Can you transcribe every line exactly and leave the pictures behind?
########################################
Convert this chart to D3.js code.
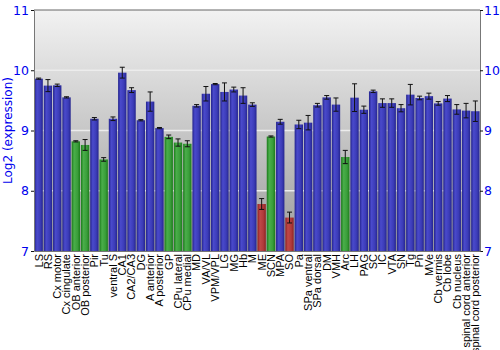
<!DOCTYPE html>
<html>
<head>
<meta charset="utf-8">
<script src="https://cdn.jsdelivr.net/npm/d3@7"></script>
<style>
  html, body { margin: 0; padding: 0; background: #fff; }
  svg { display: block; font-family: "Liberation Sans", Arial, sans-serif; }
</style>
</head>
<body>
<div id="chart"></div>
<script>
// Brain regions, in plotting order
const regions = ["LS", "RS", "Cx motor", "Cx cingulate", "OB anterior", "OB posterior", "Pir", "Tu",
  "ventral S", "CA1", "CA2/CA3", "DG", "A anterior", "A posterior", "GP", "CPu lateral", "CPu medial",
  "MD", "VA/VL", "VPM/VPL", "LG", "MG", "Hb", "M", "ME", "SCN", "MPA", "SO", "Pa", "SPa ventral",
  "SPa dorsal", "DM", "VMH", "Arc", "LH", "PAG", "SC", "IC", "VTA", "SN", "Tg", "Pn", "MVe",
  "Cb vermis", "Cb lobe", "Cb nucleus", "spinal cord anterior", "spinal cord posterior"];

// Mean log2 expression per region
const expression = [9.86, 9.745, 9.75, 9.55, 8.82, 8.76, 9.195, 8.52,
  9.195, 9.96, 9.67, 9.17, 9.48, 9.04, 8.895, 8.80, 8.78,
  9.41, 9.61, 9.77, 9.64, 9.68, 9.58, 9.43, 7.78, 8.90, 9.145, 7.555, 9.10, 9.13,
  9.42, 9.55, 9.43, 8.56, 9.545, 9.345, 9.65, 9.455, 9.455, 9.37, 9.595, 9.54, 9.57,
  9.45, 9.53, 9.35, 9.33, 9.32];

// Error half-widths
const errors = [0.01, 0.10, 0.02, 0.01, 0.01, 0.09, 0.02, 0.03,
  0.03, 0.09, 0.04, 0.01, 0.16, 0.01, 0.03, 0.06, 0.05,
  0.02, 0.12, 0.01, 0.15, 0.04, 0.13, 0.03, 0.09, 0.01, 0.04, 0.09, 0.07, 0.12,
  0.03, 0.03, 0.11, 0.11, 0.23, 0.06, 0.02, 0.07, 0.07, 0.06, 0.17, 0.03, 0.05,
  0.03, 0.05, 0.08, 0.12, 0.17];

// Colour group per region: b = blue, g = green, r = red
const groups = ["b", "b", "b", "b", "g", "g", "b", "g",
  "b", "b", "b", "b", "b", "b", "g", "g", "g",
  "b", "b", "b", "b", "b", "b", "b", "r", "g", "b", "r", "b", "b",
  "b", "b", "b", "g", "b", "b", "b", "b", "b", "b", "b", "b", "b",
  "b", "b", "b", "b", "b"];

const yTicks = [7, 8, 9, 10, 11];

const W = 500, H = 350;
const margin = { left: 34, right: 20, top: 10, bottom: 99 };
const innerW = W - margin.left - margin.right;
const innerH = H - margin.top - margin.bottom;

const svg = d3.select("#chart").append("svg").attr("width", W).attr("height", H);
const defs = svg.append("defs");

// Plot background: light grey at the top fading to a darker grey
const bg = defs.append("linearGradient").attr("id", "bg").attr("x1", 0).attr("y1", 0).attr("x2", 0).attr("y2", 1);
bg.append("stop").attr("offset", "0%").attr("stop-color", "#f2f2f2");
bg.append("stop").attr("offset", "100%").attr("stop-color", "#9c9c9c");

// Bar shading: dark edges, lighter band left of centre
const palettes = {
  b: ["#23238c", "#4a4acc", "#3c3cb8", "#25258e"],
  g: ["#1a7a1a", "#4aae4a", "#3a9e3a", "#1c7c1c"],
  r: ["#8c2020", "#c04848", "#b03a3a", "#8e2222"]
};
Object.entries(palettes).forEach(([k, c]) => {
  const g = defs.append("linearGradient").attr("id", "bar-" + k).attr("x1", 0).attr("y1", 0).attr("x2", 1).attr("y2", 0);
  g.append("stop").attr("offset", "0%").attr("stop-color", c[0]);
  g.append("stop").attr("offset", "30%").attr("stop-color", c[1]);
  g.append("stop").attr("offset", "70%").attr("stop-color", c[2]);
  g.append("stop").attr("offset", "100%").attr("stop-color", c[3]);
});

const x = d3.scaleBand().domain(regions).range([0, innerW]).paddingInner(0.1).paddingOuter(0.05);
const y = d3.scaleLinear().domain([7, 11]).range([innerH, 0]);

const g = svg.append("g").attr("transform", `translate(${margin.left},${margin.top})`);

g.append("rect").attr("width", innerW).attr("height", innerH).attr("fill", "url(#bg)");

// Horizontal grid lines
g.selectAll(".grid").data(yTicks.filter(t => t > 7 && t < 11)).enter().append("line")
  .attr("x1", 0).attr("x2", innerW)
  .attr("y1", d => y(d)).attr("y2", d => y(d))
  .attr("stroke", "#ececec").attr("stroke-width", 1.5);

const data = regions.map((r, i) => ({ r, v: expression[i], e: errors[i], c: groups[i] }));

// Bars
g.selectAll(".bar").data(data).enter().append("rect")
  .attr("x", d => x(d.r))
  .attr("width", x.bandwidth())
  .attr("y", d => y(d.v))
  .attr("height", d => y(7) - y(d.v))
  .attr("fill", d => `url(#bar-${d.c})`);

// Error bars
const eb = g.selectAll(".err").data(data).enter().append("g")
  .attr("transform", d => `translate(${x(d.r) + x.bandwidth() / 2},0)`);
eb.append("line")
  .attr("y1", d => y(d.v - d.e)).attr("y2", d => y(d.v + d.e))
  .attr("stroke", "#111").attr("stroke-width", 1);
eb.append("line").attr("x1", -2.5).attr("x2", 2.5)
  .attr("y1", d => y(d.v + d.e)).attr("y2", d => y(d.v + d.e))
  .attr("stroke", "#111").attr("stroke-width", 1);
eb.append("line").attr("x1", -2.5).attr("x2", 2.5)
  .attr("y1", d => y(d.v - d.e)).attr("y2", d => y(d.v - d.e))
  .attr("stroke", "#111").attr("stroke-width", 1);

// Frame top line
g.append("line").attr("x1", 0).attr("x2", innerW).attr("y1", 0).attr("y2", 0)
  .attr("stroke", "#666").attr("stroke-width", 1);

// Left and right value axes
const styleAxis = sel => {
  sel.select(".domain").attr("stroke", "#777");
  sel.selectAll(".tick line").attr("stroke", "#111");
  sel.selectAll(".tick text").attr("fill", "#0000ee").attr("font-size", 12.5)
    .attr("font-family", "'DejaVu Sans', sans-serif");
};
g.append("g").call(d3.axisLeft(y).tickValues(yTicks).tickFormat(d3.format("d"))
    .tickSize(3).tickPadding(2).tickSizeOuter(0))
  .call(styleAxis);
g.append("g").attr("transform", `translate(${innerW},0)`)
  .call(d3.axisRight(y).tickValues(yTicks).tickFormat(d3.format("d"))
    .tickSize(3).tickPadding(1).tickSizeOuter(0))
  .call(styleAxis);

// Region labels, rotated
const xa = g.append("g").attr("transform", `translate(0,${innerH})`)
  .call(d3.axisBottom(x).tickSize(0));
xa.select(".domain").attr("stroke", "#777");
xa.selectAll(".tick text")
  .attr("transform", "rotate(-90)")
  .attr("x", -3).attr("y", 0).attr("dy", "0.35em")
  .attr("text-anchor", "end")
  .attr("fill", "#000").attr("font-size", 11)
  .attr("font-family", "'Liberation Sans', Arial, sans-serif");

// Axis title
svg.append("text")
  .attr("transform", `translate(12,${margin.top + innerH / 2}) rotate(-90)`)
  .attr("text-anchor", "middle")
  .attr("fill", "#0000ee").attr("font-size", 12)
  .attr("font-family", "'DejaVu Sans', sans-serif")
  .text("Log2 (expression)");
</script>
</body>
</html>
########################################
=== EXERCISE RESULT ===
Convert this chart to D3.js code.
<!DOCTYPE html>
<html>
<head>
<meta charset="utf-8">
<script src="https://cdn.jsdelivr.net/npm/d3@7"></script>
<style>
  html, body { margin: 0; padding: 0; background: #fff; }
  svg { display: block; font-family: "Liberation Sans", Arial, sans-serif; }
</style>
</head>
<body>
<div id="chart"></div>
<script>
// Brain regions, in plotting order
const regions = ["LS", "RS", "Cx motor", "Cx cingulate", "OB anterior", "OB posterior", "Pir", "Tu",
  "ventral S", "CA1", "CA2/CA3", "DG", "A anterior", "A posterior", "GP", "CPu lateral", "CPu medial",
  "MD", "VA/VL", "VPM/VPL", "LG", "MG", "Hb", "M", "ME", "SCN", "MPA", "SO", "Pa", "SPa ventral",
  "SPa dorsal", "DM", "VMH", "Arc", "LH", "PAG", "SC", "IC", "VTA", "SN", "Tg", "Pn", "MVe",
  "Cb vermis", "Cb lobe", "Cb nucleus", "spinal cord anterior", "spinal cord posterior"];

// Mean log2 expression per region
const expression = [9.86, 9.745, 9.75, 9.55, 8.82, 8.76, 9.195, 8.52,
  9.195, 9.96, 9.67, 9.17, 9.48, 9.04, 8.895, 8.80, 8.78,
  9.41, 9.61, 9.77, 9.64, 9.68, 9.58, 9.43, 7.78, 8.90, 9.145, 7.555, 9.10, 9.13,
  9.42, 9.55, 9.43, 8.56, 9.545, 9.345, 9.65, 9.455, 9.455, 9.37, 9.595, 9.54, 9.57,
  9.45, 9.53, 9.35, 9.33, 9.32];

// Error half-widths
const errors = [0.01, 0.10, 0.02, 0.01, 0.01, 0.09, 0.02, 0.03,
  0.03, 0.09, 0.04, 0.01, 0.16, 0.01, 0.03, 0.06, 0.05,
  0.02, 0.12, 0.01, 0.15, 0.04, 0.13, 0.03, 0.09, 0.01, 0.04, 0.09, 0.07, 0.12,
  0.03, 0.03, 0.11, 0.11, 0.23, 0.06, 0.02, 0.07, 0.07, 0.06, 0.17, 0.03, 0.05,
  0.03, 0.05, 0.08, 0.12, 0.17];

// Colour group per region: b = blue, g = green, r = red
const groups = ["b", "b", "b", "b", "g", "g", "b", "g",
  "b", "b", "b", "b", "b", "b", "g", "g", "g",
  "b", "b", "b", "b", "b", "b", "b", "r", "g", "b", "r", "b", "b",
  "b", "b", "b", "g", "b", "b", "b", "b", "b", "b", "b", "b", "b",
  "b", "b", "b", "b", "b"];

const yTicks = [7, 8, 9, 10, 11];

const W = 500, H = 350;
const margin = { left: 34, right: 20, top: 10, bottom: 99 };
const innerW = W - margin.left - margin.right;
const innerH = H - margin.top - margin.bottom;

const svg = d3.select("#chart").append("svg").attr("width", W).attr("height", H);
const defs = svg.append("defs");

// Plot background: light grey at the top fading to a darker grey
const bg = defs.append("linearGradient").attr("id", "bg").attr("x1", 0).attr("y1", 0).attr("x2", 0).attr("y2", 1);
bg.append("stop").attr("offset", "0%").attr("stop-color", "#f2f2f2");
bg.append("stop").attr("offset", "100%").attr("stop-color", "#9c9c9c");

// Bar shading: dark edges, lighter band left of centre
const palettes = {
  b: ["#23238c", "#4a4acc", "#3c3cb8", "#25258e"],
  g: ["#1a7a1a", "#4aae4a", "#3a9e3a", "#1c7c1c"],
  r: ["#8c2020", "#c04848", "#b03a3a", "#8e2222"]
};
Object.entries(palettes).forEach(([k, c]) => {
  const g = defs.append("linearGradient").attr("id", "bar-" + k).attr("x1", 0).attr("y1", 0).attr("x2", 1).attr("y2", 0);
  g.append("stop").attr("offset", "0%").attr("stop-color", c[0]);
  g.append("stop").attr("offset", "30%").attr("stop-color", c[1]);
  g.append("stop").attr("offset", "70%").attr("stop-color", c[2]);
  g.append("stop").attr("offset", "100%").attr("stop-color", c[3]);
});

const x = d3.scaleBand().domain(regions).range([0, innerW]).paddingInner(0.1).paddingOuter(0.05);
const y = d3.scaleLinear().domain([7, 11]).range([innerH, 0]);

const g = svg.append("g").attr("transform", `translate(${margin.left},${margin.top})`);

g.append("rect").attr("width", innerW).attr("height", innerH).attr("fill", "url(#bg)");

// Horizontal grid lines
g.selectAll(".grid").data(yTicks.filter(t => t > 7 && t < 11)).enter().append("line")
  .attr("x1", 0).attr("x2", innerW)
  .attr("y1", d => y(d)).attr("y2", d => y(d))
  .attr("stroke", "#ececec").attr("stroke-width", 1.5);

const data = regions.map((r, i) => ({ r, v: expression[i], e: errors[i], c: groups[i] }));

// Bars
g.selectAll(".bar").data(data).enter().append("rect")
  .attr("x", d => x(d.r))
  .attr("width", x.bandwidth())
  .attr("y", d => y(d.v))
  .attr("height", d => y(7) - y(d.v))
  .attr("fill", d => `url(#bar-${d.c})`);

// Error bars
const eb = g.selectAll(".err").data(data).enter().append("g")
  .attr("transform", d => `translate(${x(d.r) + x.bandwidth() / 2},0)`);
eb.append("line")
  .attr("y1", d => y(d.v - d.e)).attr("y2", d => y(d.v + d.e))
  .attr("stroke", "#111").attr("stroke-width", 1);
eb.append("line").attr("x1", -2.5).attr("x2", 2.5)
  .attr("y1", d => y(d.v + d.e)).attr("y2", d => y(d.v + d.e))
  .attr("stroke", "#111").attr("stroke-width", 1);
eb.append("line").attr("x1", -2.5).attr("x2", 2.5)
  .attr("y1", d => y(d.v - d.e)).attr("y2", d => y(d.v - d.e))
  .attr("stroke", "#111").attr("stroke-width", 1);

// Frame top line
g.append("line").attr("x1", 0).attr("x2", innerW).attr("y1", 0).attr("y2", 0)
  .attr("stroke", "#666").attr("stroke-width", 1);

// Left and right value axes
const styleAxis = sel => {
  sel.select(".domain").attr("stroke", "#777");
  sel.selectAll(".tick line").attr("stroke", "#111");
  sel.selectAll(".tick text").attr("fill", "#0000ee").attr("font-size", 12.5)
    .attr("font-family", "'DejaVu Sans', sans-serif");
};
g.append("g").call(d3.axisLeft(y).tickValues(yTicks).tickFormat(d3.format("d"))
    .tickSize(3).tickPadding(2).tickSizeOuter(0))
  .call(styleAxis);
g.append("g").attr("transform", `translate(${innerW},0)`)
  .call(d3.axisRight(y).tickValues(yTicks).tickFormat(d3.format("d"))
    .tickSize(3).tickPadding(1).tickSizeOuter(0))
  .call(styleAxis);

// Region labels, rotated
const xa = g.append("g").attr("transform", `translate(0,${innerH})`)
  .call(d3.axisBottom(x).tickSize(0));
xa.select(".domain").attr("stroke", "#777");
xa.selectAll(".tick text")
  .attr("transform", "rotate(-90)")
  .attr("x", -3).attr("y", 0).attr("dy", "0.35em")
  .attr("text-anchor", "end")
  .attr("fill", "#000").attr("font-size", 11)
  .attr("font-family", "'Liberation Sans', Arial, sans-serif");

// Axis title
svg.append("text")
  .attr("transform", `translate(12,${margin.top + innerH / 2}) rotate(-90)`)
  .attr("text-anchor", "middle")
  .attr("fill", "#0000ee").attr("font-size", 12)
  .attr("font-family", "'DejaVu Sans', sans-serif")
  .text("Log2 (expression)");
</script>
</body>
</html>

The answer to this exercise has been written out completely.